Études de cas industrielles
- Automobile : Les bielles forgées avec une rugosité Ra ≤ 0,8 µm ont démontré une durée de vie en fatigue supérieure de 20 % à celle des pièces moulées usinées.
- Aérospatiale : Les aubes de turbine moulées à la cire perdue ont vu leur résistance à l’oxydation améliorée de 50 % après un polissage fin et un revêtement.
- Machines lourdes : Les pistons hydrauliques forgés ont vu leur durée de vie tripler après grenaillage et polissage.
Ces exemples montrent que l’optimisation de la rugosité de surface améliore non seulement la résistance et la durabilité, mais réduit également les coûts de maintenance dans tous les secteurs industriels.
Tendances émergentes en ingénierie des surfaces
Les progrès futurs en métrologie et modélisation des surfaces redéfinissent le contrôle qualité.
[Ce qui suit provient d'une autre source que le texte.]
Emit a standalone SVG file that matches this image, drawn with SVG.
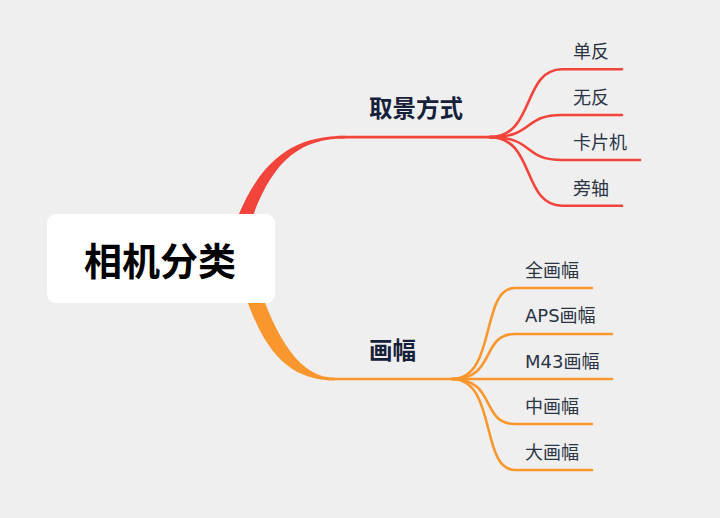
<svg xmlns="http://www.w3.org/2000/svg" width="720" height="518" viewBox="0 0 720 518">
<style>
.bg{fill:#efefef}
.red{stroke:#f2443a;fill:none;stroke-width:2.6;stroke-linecap:round}
.org{stroke:#f9962e;fill:none;stroke-width:2.6;stroke-linecap:round}
.leaf{font-family:"DejaVu Sans","Noto Sans CJK SC",sans-serif;font-size:18px;fill:#2b3345}
.mid{font-family:"Noto Sans CJK SC",sans-serif;font-size:23.5px;font-weight:bold;fill:#16203a}
.root{font-family:"Noto Sans CJK SC",sans-serif;font-size:38px;font-weight:bold;fill:#000}
</style>
<rect class="bg" x="0" y="0" width="720" height="518"/>
<g id="connectors">
<path d="M224 258 C248 172 282 135.7 345 135.7 L345 138.5 C290 138.5 262 172 240 258 Z" fill="#f2443a"/>
<path d="M234 258 C256 340 280 380.5 335 380.5 L335 377.7 C300 377.7 274 340 250 258 Z" fill="#f9962e"/>
<path class="red" d="M338 137.1 L495 137.1"/>
<path class="red" d="M490 137.1 C535 137.1 522 69.3 562 69.3 L622 69.3"/>
<path class="red" d="M490 137.1 C535 137.1 522 115 562 115 L622 115"/>
<path class="red" d="M490 137.1 C535 137.1 522 160 562 160 L640 160"/>
<path class="red" d="M490 137.1 C535 137.1 522 205.7 562 205.7 L622 205.7"/>
<path class="org" d="M328 379 L458 379"/>
<path class="org" d="M452 379 C497 379 480 288 515 288 L592 288"/>
<path class="org" d="M452 379 C497 379 480 334 515 334 L612 334"/>
<path class="org" d="M452 379 L612 379"/>
<path class="org" d="M452 379 C497 379 480 424 515 424 L592 424"/>
<path class="org" d="M452 379 C497 379 480 470 515 470 L592 470"/>
</g>
<g id="root">
<rect x="47" y="214" width="228" height="89" rx="9" fill="#fff"/>
<text class="root" x="160" y="275" text-anchor="middle">相机分类</text>
</g>
<g id="n-viewfinder"><text class="mid" x="369" y="117">取景方式</text></g>
<g id="n-dslr"><text class="leaf" x="573" y="58">单反</text></g>
<g id="n-mirrorless"><text class="leaf" x="573" y="104">无反</text></g>
<g id="n-compact"><text class="leaf" x="573" y="149">卡片机</text></g>
<g id="n-rangefinder"><text class="leaf" x="573" y="195">旁轴</text></g>
<g id="n-format"><text class="mid" x="369" y="359">画幅</text></g>
<g id="n-full"><text class="leaf" x="525" y="277">全画幅</text></g>
<g id="n-aps"><text class="leaf" x="525" y="322">APS画幅</text></g>
<g id="n-m43"><text class="leaf" x="525" y="368">M43画幅</text></g>
<g id="n-medium"><text class="leaf" x="525" y="413">中画幅</text></g>
<g id="n-large"><text class="leaf" x="525" y="459">大画幅</text></g>
</svg>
Parmi les technologies émergentes :
- Détection des défauts par IA pour la prédiction de la fatigue de surface.
- Texturation laser pour la création de microstructures fonctionnelles améliorant la lubrification.
- Fabrication hybride combinant forgeage, fonderie et fabrication additive pour des surfaces sur mesure.
- Le développement durable devient également un élément central, stimulant les innovations dans les composés de polissage écologiques et les méthodes de finition à faible consommation d’énergie afin de réduire l’impact environnemental.